Jook, Juk, Chinese rice soup, rice porridge, congee… these are many names for basically the same food, rice cooked with a lot of water. There are equally as many ways to fix this wonderful comfort food. Jook can be made with plain water and white or brown rice, then served with toppings such as cilantro, sesame oil, chopped peanuts, bits of cooked tofu, soy sauce, chopped hardboiled egg, preserved or cooked vegetables, chives… as little or as much as you’d like. Jook can be prepared with or without salt; I prepare mine without, then grind a little on the top when serving for that little burst of flavor. Jook can be served with cinnamon and sugar for dessert; this is especially nice for those who love rice pudding but don’t want to eat or can’t eat dairy. Commonly eaten as a savory breakfast dish, Jook is also a perfect food for when you are ill. Not only is it comforting and filling, but it is easy to eat for a sore throat, easy on a troubled stomach, nutritious, and if you are a victim of Montezuma’s Revenge (if you know what I mean), rice is very good for helping you to stop going. Ah-hem. Jook is a very good baby food for those little mouths that are just getting into semi-solids.
You can find hundreds of different versions of Jook on the Internet. Many make it with part broth, part water. Some throw in fresh ginger, some cook bones in it for added calcium. Cooking it plain allows you to top each bowl up the way you want, which is what I do. Leftover Jook can be mixed with water to loosen it up, or eaten in its more solid form. You can’t get a much easier comfort food to make that is so versatile. It is particularly good for celiacs (those who cannot eat gluten). With cooler weather upon us, make one dinner a Jook day!
- 1 cup washed white rice (short or long grained depending on your taste)
- 8 cups water (if you like it thick)
- 10 cups water (if you like it medium)
- 12 cups water (if you like it very thin and soupy)
- optional: 1-2 tsp. salt)
- optional: substitute broth for equal parts of the water)
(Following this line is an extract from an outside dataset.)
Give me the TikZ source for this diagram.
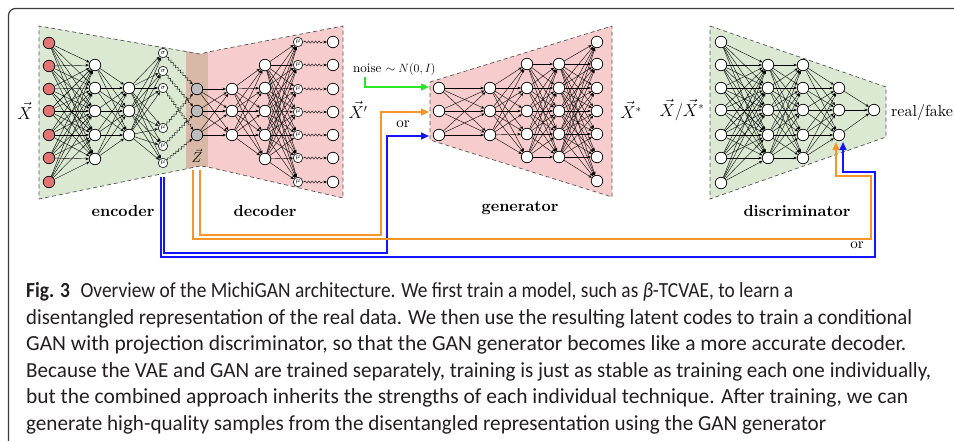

- optional: add a thumb-sized knob of fresh ginger)
- Topping suggestions:
- sesame oil, peanuts, fresh cilantro, chopped hardboiled egg, cooked tofu, seaweed, soy sauce, freshly ground salt and pepper, butter, cooked vegetables, pickled vegetables... leftovers. Also make it sweet with sugar, honey, cinnamon, nutmeg, dried fruit, chocolate chips!
- Put washed rice and the desired amount of water in a dutch oven
- Heat until boiling
- Turn down heat to a simmer and cook uncovered 2½ - 3 hours, depending on how thick or thin you want it.
- Serve hot in small soup bowls with choices of toppings.